*YOUR GOAL*. With the images removed, repeat the data below exactly.

*RAW DATA*.

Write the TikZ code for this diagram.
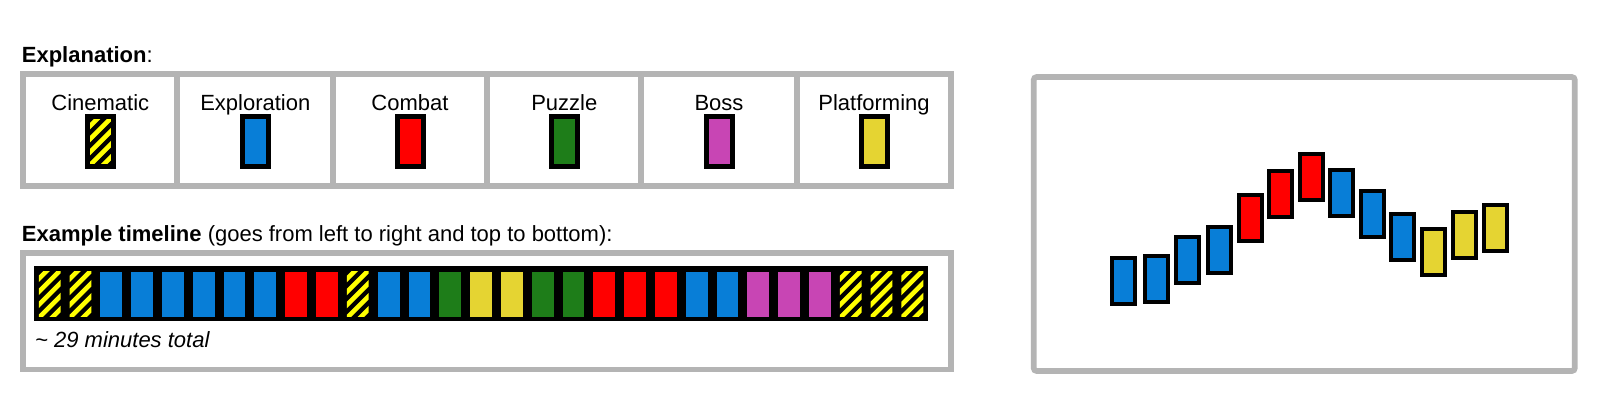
\documentclass[tikz,border=0pt]{standalone}
\usepackage{fontspec}
\setmainfont{Liberation Sans}
\definecolor{explC}{HTML}{087ED7}
\definecolor{combC}{HTML}{FF0000}
\definecolor{puzzC}{HTML}{1E7D19}
\definecolor{bossC}{HTML}{C845B4}
\definecolor{platC}{HTML}{E5D432}
\definecolor{cineY}{HTML}{FFFF00}
\definecolor{frameC}{HTML}{B4B4B4}
\tikzset{
  cexpl/.style={fill=explC},
  ccomb/.style={fill=combC},
  cpuzz/.style={fill=puzzC},
  cboss/.style={fill=bossC},
  cplat/.style={fill=platC},
  ccine/.style={fill=black, path picture={
      \foreach \k in {-6,...,6}{
        \draw[cineY, line width=4.6pt]
          ([xshift=\k*13pt-40pt, yshift=-40pt]path picture bounding box.center) -- ++(80pt,80pt);
      }}},
  frame/.style={draw=frameC, line width=5.7pt},
  lgsw/.style={draw=black, line width=5pt, minimum width=26pt, minimum height=50pt, inner sep=0pt},
  tlblk/.style={inner sep=0pt, minimum width=21.8pt, minimum height=45pt},
  rpblk/.style={draw=black, line width=4pt, minimum width=23pt, minimum height=46pt, inner sep=0pt},
  txt/.style={inner sep=0pt, font=\fontsize{22}{26}\selectfont, text=black},
}
\begin{document}
\begin{tikzpicture}[x=1pt,y=-1pt]
\useasboundingbox[fill=white] (0,0) rectangle (1606,408);

% ---------- Explanation ----------
\node[txt, anchor=base west] (expltitle) at (21.7,62.3) {\textbf{Explanation}:};
\draw[frame] (23.3,74) rectangle (951.2,185.8);
\foreach \dx in {177.3,333,487.3,641,797}
  \draw[frame, line cap=butt] (\dx,74) -- (\dx,185.8);

\foreach \cx/\lab/\sty [count=\i] in {100.3/Cinematic/ccine, 255.3/Exploration/cexpl, 410/Combat/ccomb, 564.3/Puzzle/cpuzz, 719/Boss/cboss, 874/Platforming/cplat}{
  \node[txt, anchor=base] (lab\i) at (\cx,110) {\lab};
  \node[lgsw,\sty] (sw\i) at (\cx,141.7) {};
}

% ---------- Example timeline ----------
\node[txt, anchor=base west] (tltitle) at (21.7,241.7) {\textbf{Example timeline} (goes from left to right and top to bottom):};
\draw[frame] (23.3,253) rectangle (951.2,369.5);
\node[fill=black, inner sep=0pt, minimum width=893.5pt, minimum height=55.3pt] (bar) at (481.05,293.65) {};
\foreach \s [count=\i from 0] in {ccine,ccine,cexpl,cexpl,cexpl,cexpl,cexpl,cexpl,ccomb,ccomb,ccine,cexpl,cexpl,cpuzz,cplat,cplat,cpuzz,cpuzz,ccomb,ccomb,ccomb,cexpl,cexpl,cboss,cboss,cboss,ccine,ccine,ccine}{
  \node[tlblk,\s] (t\i) at ({34.3+30.81*(\i+0.5)},294) {};
}
\node[txt, anchor=base west] (total) at (35,347.3) {\itshape\textasciitilde\ 29 minutes total};

% ---------- Right panel ----------
\draw[frame, rounded corners=3pt] (1033.7,77) rectangle (1574.8,371);
\foreach \x/\y/\s [count=\i] in {1123.7/280.7/cexpl, 1156/279/cexpl, 1187.8/260/cexpl, 1219.7/250/cexpl, 1250.7/217.7/ccomb, 1280.8/194.3/ccomb, 1311.3/176.7/ccomb, 1341.3/193.3/cexpl, 1372/214/cexpl, 1402.5/236.7/cexpl, 1433.7/252.3/cplat, 1464.2/234.7/cplat, 1495.8/227.5/cplat}{
  \node[rpblk,\s] (r\i) at (\x,\y) {};
}
\end{tikzpicture}
\end{document}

*EXERCISE ANSWER*.
Write the TikZ code for this diagram.
\documentclass[tikz,border=0pt]{standalone}
\usepackage{fontspec}
\setmainfont{Liberation Sans}
\definecolor{explC}{HTML}{087ED7}
\definecolor{combC}{HTML}{FF0000}
\definecolor{puzzC}{HTML}{1E7D19}
\definecolor{bossC}{HTML}{C845B4}
\definecolor{platC}{HTML}{E5D432}
\definecolor{cineY}{HTML}{FFFF00}
\definecolor{frameC}{HTML}{B4B4B4}
\tikzset{
  cexpl/.style={fill=explC},
  ccomb/.style={fill=combC},
  cpuzz/.style={fill=puzzC},
  cboss/.style={fill=bossC},
  cplat/.style={fill=platC},
  ccine/.style={fill=black, path picture={
      \foreach \k in {-6,...,6}{
        \draw[cineY, line width=4.6pt]
          ([xshift=\k*13pt-40pt, yshift=-40pt]path picture bounding box.center) -- ++(80pt,80pt);
      }}},
  frame/.style={draw=frameC, line width=5.7pt},
  lgsw/.style={draw=black, line width=5pt, minimum width=26pt, minimum height=50pt, inner sep=0pt},
  tlblk/.style={inner sep=0pt, minimum width=21.8pt, minimum height=45pt},
  rpblk/.style={draw=black, line width=4pt, minimum width=23pt, minimum height=46pt, inner sep=0pt},
  txt/.style={inner sep=0pt, font=\fontsize{22}{26}\selectfont, text=black},
}
\begin{document}
\begin{tikzpicture}[x=1pt,y=-1pt]
\useasboundingbox[fill=white] (0,0) rectangle (1606,408);

% ---------- Explanation ----------
\node[txt, anchor=base west] (expltitle) at (21.7,62.3) {\textbf{Explanation}:};
\draw[frame] (23.3,74) rectangle (951.2,185.8);
\foreach \dx in {177.3,333,487.3,641,797}
  \draw[frame, line cap=butt] (\dx,74) -- (\dx,185.8);

\foreach \cx/\lab/\sty [count=\i] in {100.3/Cinematic/ccine, 255.3/Exploration/cexpl, 410/Combat/ccomb, 564.3/Puzzle/cpuzz, 719/Boss/cboss, 874/Platforming/cplat}{
  \node[txt, anchor=base] (lab\i) at (\cx,110) {\lab};
  \node[lgsw,\sty] (sw\i) at (\cx,141.7) {};
}

% ---------- Example timeline ----------
\node[txt, anchor=base west] (tltitle) at (21.7,241.7) {\textbf{Example timeline} (goes from left to right and top to bottom):};
\draw[frame] (23.3,253) rectangle (951.2,369.5);
\node[fill=black, inner sep=0pt, minimum width=893.5pt, minimum height=55.3pt] (bar) at (481.05,293.65) {};
\foreach \s [count=\i from 0] in {ccine,ccine,cexpl,cexpl,cexpl,cexpl,cexpl,cexpl,ccomb,ccomb,ccine,cexpl,cexpl,cpuzz,cplat,cplat,cpuzz,cpuzz,ccomb,ccomb,ccomb,cexpl,cexpl,cboss,cboss,cboss,ccine,ccine,ccine}{
  \node[tlblk,\s] (t\i) at ({34.3+30.81*(\i+0.5)},294) {};
}
\node[txt, anchor=base west] (total) at (35,347.3) {\itshape\textasciitilde\ 29 minutes total};

% ---------- Right panel ----------
\draw[frame, rounded corners=3pt] (1033.7,77) rectangle (1574.8,371);
\foreach \x/\y/\s [count=\i] in {1123.7/280.7/cexpl, 1156/279/cexpl, 1187.8/260/cexpl, 1219.7/250/cexpl, 1250.7/217.7/ccomb, 1280.8/194.3/ccomb, 1311.3/176.7/ccomb, 1341.3/193.3/cexpl, 1372/214/cexpl, 1402.5/236.7/cexpl, 1433.7/252.3/cplat, 1464.2/234.7/cplat, 1495.8/227.5/cplat}{
  \node[rpblk,\s] (r\i) at (\x,\y) {};
}
\end{tikzpicture}
\end{document}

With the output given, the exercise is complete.